Currently reading _The Cooking Gene: A Journey Through African American
Culinary History in the Old South_ and _Safe Area Goražde_ , a comic book
about the Bosnian War.

Also reading Bertrand Russell's _The History of Western Philosophy_ in between
books, but that's a book I'll never really finish.

------
vjsc
I just finished reading the death's end by Liu Cixin, the third part of the
three body problem Trilogy. It was a great read and the last novel was
absolutely riveting I am I was in awe of the author when I read the first one
but after having completed the Trilogy I am I don't know what to say this guy
as can you guys suggest me something like this I have read neal stephanson and
I am looking forward reading more space fantasies that I still grounded in the
present Times to a certain extent

------
Finnucane
Harmony and Voice Leading, Aldwell and Schacter.

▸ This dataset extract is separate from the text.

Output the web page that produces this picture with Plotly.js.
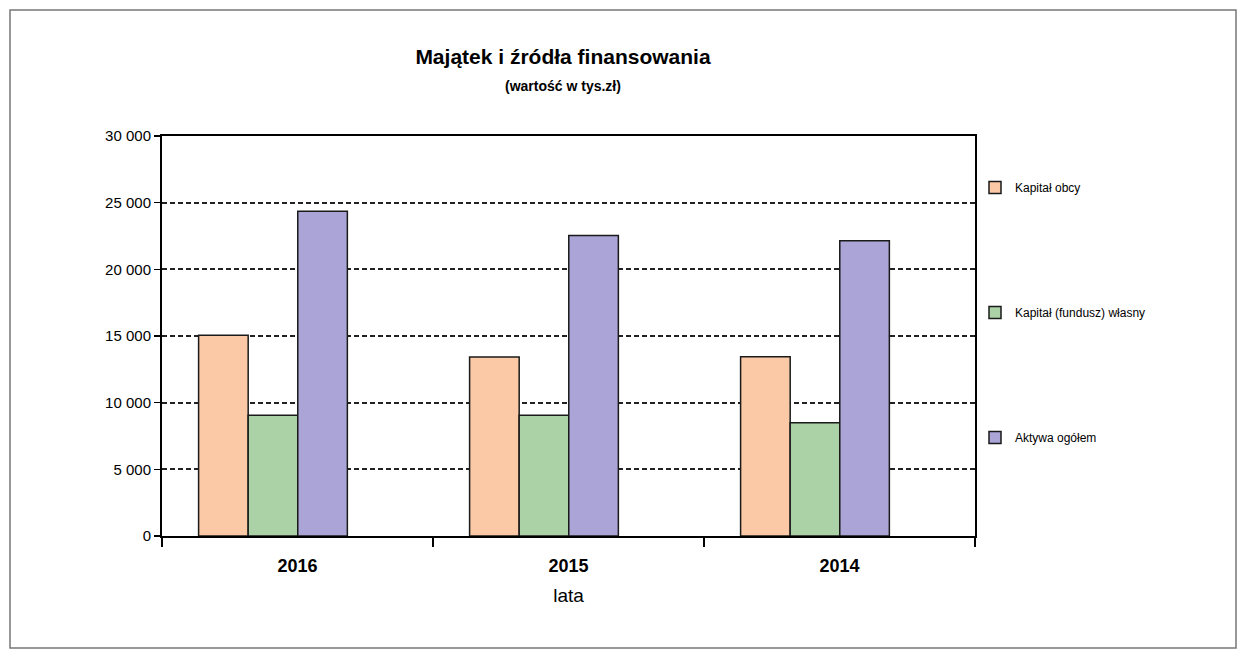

Also, The Art of Saxophone
Playing by Larry Teal. I think the typical thing for a guy my age is that
they're supposed to go out and get like a sports car and/or a mistress, but I
can't afford those things, so I got a saxophone instead. And . . . a banjo.

------
radicalriddler
Stormlight Archives by Brandon Sanderson

------
ryanchants
I'm normally flipping between a few, due to trying to get better at technical
work, management/people work, and personal tinkering.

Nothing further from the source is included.